» **RECORDED DATA**
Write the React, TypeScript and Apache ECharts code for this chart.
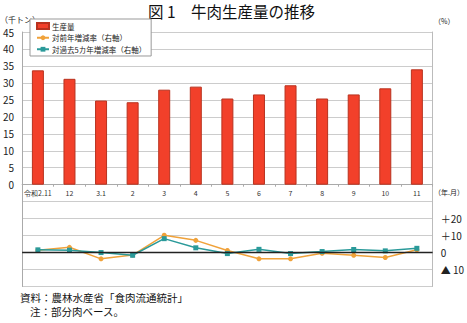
import React, { useEffect, useRef } from "react";
import * as echarts from "echarts";

const categories = ["令和2.11", "12", "3.1", "2", "3", "4", "5", "6", "7", "8", "9", "10", "11"];
const production = [33.7, 31.2, 24.8, 24.3, 28.0, 28.9, 25.4, 26.6, 29.3, 25.4, 26.6, 28.4, 34.0];
const yoyChange = [1.4, 3.1, -3.7, -1.5, 10.2, 7.2, 1.2, -3.7, -3.7, -0.4, -1.6, -2.9, 1.6];
const fiveYearChange = [1.6, 1.4, 0.0, -1.6, 8.2, 2.8, -0.6, 1.9, -0.6, 0.6, 1.8, 1.0, 2.5];

const seriesNames = ["生産量", "対前年増減率（右軸）", "対過去5カ年増減率（右軸）"];
const rightTickLabels: Record<string, string> = { "20": "＋20", "10": "＋10", "0": "0", "-10": "▲ 10" };

const FONT = "'Noto Sans CJK JP', 'Noto Sans', sans-serif";

const GRID_TOP = 32;
const GRID_BOTTOM = 36.5;
const LEFT_MIN = -30;
const LEFT_MAX = 45;

export default function App() {
  const ref = useRef<HTMLDivElement>(null);
  useEffect(() => {
    if (!ref.current) return;
    const chart = echarts.init(ref.current, undefined, { renderer: "svg" });
    const gridH = 323 - GRID_TOP - GRID_BOTTOM;
    const zeroOffset = -gridH * (0 - LEFT_MIN) / (LEFT_MAX - LEFT_MIN);
    chart.setOption({
      animation: false,
      textStyle: { fontFamily: FONT },
      grid: { left: 21, right: 34, top: GRID_TOP, bottom: GRID_BOTTOM, containLabel: false },
      legend: {
        orient: "vertical",
        left: 30,
        top: 19,
        itemGap: 4,
        itemWidth: 12,
        itemHeight: 6,
        padding: [3, 5, 3, 6],
        backgroundColor: "#fff",
        borderColor: "#999",
        borderWidth: 1,
        borderRadius: 0,
        textStyle: { fontSize: 7.5, color: "#222", fontFamily: FONT, padding: [0, 0, 0, -2] },
        data: [
          { name: seriesNames[0], icon: "rect" },
          { name: seriesNames[1] },
          { name: seriesNames[2] },
        ],
      },
      xAxis: {
        type: "category",
        data: categories,
        position: "bottom",
        offset: zeroOffset,
        axisLine: { show: true, onZero: false, lineStyle: { color: "#aaa", width: 1 } },
        axisTick: { show: true, alignWithLabel: false, length: 2, lineStyle: { color: "#aaa" } },
        axisLabel: { fontSize: 7, color: "#333", margin: 5, interval: 0, fontFamily: FONT },
        splitLine: { show: false },
      },
      yAxis: [
        {
          type: "value",
          min: LEFT_MIN,
          max: LEFT_MAX,
          interval: 5,
          axisLine: { show: true, lineStyle: { color: "#aaa" } },
          axisTick: { show: false },
          axisLabel: {
            fontSize: 10,
            color: "#222",
            margin: 8,
            formatter: (v: number) => (v >= 0 ? String(v) : ""),
          },
          splitLine: { show: true, lineStyle: { color: "#ccc", width: 1 } },
        },
        {
          type: "value",
          min: -20,
          max: 130,
          interval: 10,
          position: "right",
          axisLine: { show: true, lineStyle: { color: "#bbb" } },
          axisTick: { show: false },
          axisLabel: {
            fontSize: 10,
            color: "#222",
            margin: 8,
            formatter: (v: number) => rightTickLabels[String(v)] ?? "",
          },
          splitLine: { show: false },
        },
      ],
      series: [
        {
          name: seriesNames[0],
          type: "bar",
          yAxisIndex: 0,
          data: production,
          barWidth: 12,
          itemStyle: { color: "#F2402A", borderColor: "#B8321F", borderWidth: 1 },
        },
        {
          name: seriesNames[1],
          type: "line",
          yAxisIndex: 1,
          data: yoyChange,
          symbol: "circle",
          symbolSize: 5,
          lineStyle: { color: "#F0A23A", width: 1.5 },
          itemStyle: { color: "#F0A23A" },
          z: 3,
          markLine: {
            silent: true,
            symbol: "none",
            label: { show: false },
            lineStyle: { color: "#222", width: 1.3, type: "solid" },
            data: [{ yAxis: 0 }],
          },
        },
        {
          name: seriesNames[2],
          type: "line",
          yAxisIndex: 1,
          data: fiveYearChange,
          symbol: "rect",
          symbolSize: 5,
          lineStyle: { color: "#2A9A9A", width: 1.5 },
          itemStyle: { color: "#2A9A9A" },
          z: 4,
        },
      ],
      graphic: [
        {
          type: "text",
          left: 148,
          top: 3,
          style: { text: "図 1　牛肉生産量の推移", fontSize: 15.5, fontFamily: FONT, fill: "#111" },
        },
        {
          type: "text",
          left: 0,
          top: 15,
          style: { text: "（千トン）", fontSize: 8, fontFamily: FONT, fill: "#222" },
        },
        {
          type: "text",
          left: 434,
          top: 17,
          style: { text: "（%）", fontSize: 7, fontFamily: FONT, fill: "#222" },
        },
        {
          type: "text",
          left: 434,
          top: 188,
          style: { text: "（年.月）", fontSize: 7, fontFamily: FONT, fill: "#222" },
        },
        {
          type: "text",
          left: 20,
          top: 291,
          style: { text: "資料：農林水産省「食肉流通統計」", fontSize: 10.5, lineHeight: 12, fontFamily: FONT, fill: "#111" },
        },
        {
          type: "text",
          left: 30,
          top: 305,
          style: { text: "注：部分肉ベース。", fontSize: 10.5, lineHeight: 12, fontFamily: FONT, fill: "#111" },
        },
      ],
    });
    return () => chart.dispose();
  }, []);
  return <div ref={ref} style={{ width: 467, height: 323, position: "fixed", left: 0, top: 0, background: "#fff" }} />;
}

» **PROBLEM**
Drop the images and repeat the data exactly.

» **RESULT OF THE TASK**
Write the React, TypeScript and Apache ECharts code for this chart.
import React, { useEffect, useRef } from "react";
import * as echarts from "echarts";

const categories = ["令和2.11", "12", "3.1", "2", "3", "4", "5", "6", "7", "8", "9", "10", "11"];
const production = [33.7, 31.2, 24.8, 24.3, 28.0, 28.9, 25.4, 26.6, 29.3, 25.4, 26.6, 28.4, 34.0];
const yoyChange = [1.4, 3.1, -3.7, -1.5, 10.2, 7.2, 1.2, -3.7, -3.7, -0.4, -1.6, -2.9, 1.6];
const fiveYearChange = [1.6, 1.4, 0.0, -1.6, 8.2, 2.8, -0.6, 1.9, -0.6, 0.6, 1.8, 1.0, 2.5];

const seriesNames = ["生産量", "対前年増減率（右軸）", "対過去5カ年増減率（右軸）"];
const rightTickLabels: Record<string, string> = { "20": "＋20", "10": "＋10", "0": "0", "-10": "▲ 10" };

const FONT = "'Noto Sans CJK JP', 'Noto Sans', sans-serif";

const GRID_TOP = 32;
const GRID_BOTTOM = 36.5;
const LEFT_MIN = -30;
const LEFT_MAX = 45;

export default function App() {
  const ref = useRef<HTMLDivElement>(null);
  useEffect(() => {
    if (!ref.current) return;
    const chart = echarts.init(ref.current, undefined, { renderer: "svg" });
    const gridH = 323 - GRID_TOP - GRID_BOTTOM;
    const zeroOffset = -gridH * (0 - LEFT_MIN) / (LEFT_MAX - LEFT_MIN);
    chart.setOption({
      animation: false,
      textStyle: { fontFamily: FONT },
      grid: { left: 21, right: 34, top: GRID_TOP, bottom: GRID_BOTTOM, containLabel: false },
      legend: {
        orient: "vertical",
        left: 30,
        top: 19,
        itemGap: 4,
        itemWidth: 12,
        itemHeight: 6,
        padding: [3, 5, 3, 6],
        backgroundColor: "#fff",
        borderColor: "#999",
        borderWidth: 1,
        borderRadius: 0,
        textStyle: { fontSize: 7.5, color: "#222", fontFamily: FONT, padding: [0, 0, 0, -2] },
        data: [
          { name: seriesNames[0], icon: "rect" },
          { name: seriesNames[1] },
          { name: seriesNames[2] },
        ],
      },
      xAxis: {
        type: "category",
        data: categories,
        position: "bottom",
        offset: zeroOffset,
        axisLine: { show: true, onZero: false, lineStyle: { color: "#aaa", width: 1 } },
        axisTick: { show: true, alignWithLabel: false, length: 2, lineStyle: { color: "#aaa" } },
        axisLabel: { fontSize: 7, color: "#333", margin: 5, interval: 0, fontFamily: FONT },
        splitLine: { show: false },
      },
      yAxis: [
        {
          type: "value",
          min: LEFT_MIN,
          max: LEFT_MAX,
          interval: 5,
          axisLine: { show: true, lineStyle: { color: "#aaa" } },
          axisTick: { show: false },
          axisLabel: {
            fontSize: 10,
            color: "#222",
            margin: 8,
            formatter: (v: number) => (v >= 0 ? String(v) : ""),
          },
          splitLine: { show: true, lineStyle: { color: "#ccc", width: 1 } },
        },
        {
          type: "value",
          min: -20,
          max: 130,
          interval: 10,
          position: "right",
          axisLine: { show: true, lineStyle: { color: "#bbb" } },
          axisTick: { show: false },
          axisLabel: {
            fontSize: 10,
            color: "#222",
            margin: 8,
            formatter: (v: number) => rightTickLabels[String(v)] ?? "",
          },
          splitLine: { show: false },
        },
      ],
      series: [
        {
          name: seriesNames[0],
          type: "bar",
          yAxisIndex: 0,
          data: production,
          barWidth: 12,
          itemStyle: { color: "#F2402A", borderColor: "#B8321F", borderWidth: 1 },
        },
        {
          name: seriesNames[1],
          type: "line",
          yAxisIndex: 1,
          data: yoyChange,
          symbol: "circle",
          symbolSize: 5,
          lineStyle: { color: "#F0A23A", width: 1.5 },
          itemStyle: { color: "#F0A23A" },
          z: 3,
          markLine: {
            silent: true,
            symbol: "none",
            label: { show: false },
            lineStyle: { color: "#222", width: 1.3, type: "solid" },
            data: [{ yAxis: 0 }],
          },
        },
        {
          name: seriesNames[2],
          type: "line",
          yAxisIndex: 1,
          data: fiveYearChange,
          symbol: "rect",
          symbolSize: 5,
          lineStyle: { color: "#2A9A9A", width: 1.5 },
          itemStyle: { color: "#2A9A9A" },
          z: 4,
        },
      ],
      graphic: [
        {
          type: "text",
          left: 148,
          top: 3,
          style: { text: "図 1　牛肉生産量の推移", fontSize: 15.5, fontFamily: FONT, fill: "#111" },
        },
        {
          type: "text",
          left: 0,
          top: 15,
          style: { text: "（千トン）", fontSize: 8, fontFamily: FONT, fill: "#222" },
        },
        {
          type: "text",
          left: 434,
          top: 17,
          style: { text: "（%）", fontSize: 7, fontFamily: FONT, fill: "#222" },
        },
        {
          type: "text",
          left: 434,
          top: 188,
          style: { text: "（年.月）", fontSize: 7, fontFamily: FONT, fill: "#222" },
        },
        {
          type: "text",
          left: 20,
          top: 291,
          style: { text: "資料：農林水産省「食肉流通統計」", fontSize: 10.5, lineHeight: 12, fontFamily: FONT, fill: "#111" },
        },
        {
          type: "text",
          left: 30,
          top: 305,
          style: { text: "注：部分肉ベース。", fontSize: 10.5, lineHeight: 12, fontFamily: FONT, fill: "#111" },
        },
      ],
    });
    return () => chart.dispose();
  }, []);
  return <div ref={ref} style={{ width: 467, height: 323, position: "fixed", left: 0, top: 0, background: "#fff" }} />;
}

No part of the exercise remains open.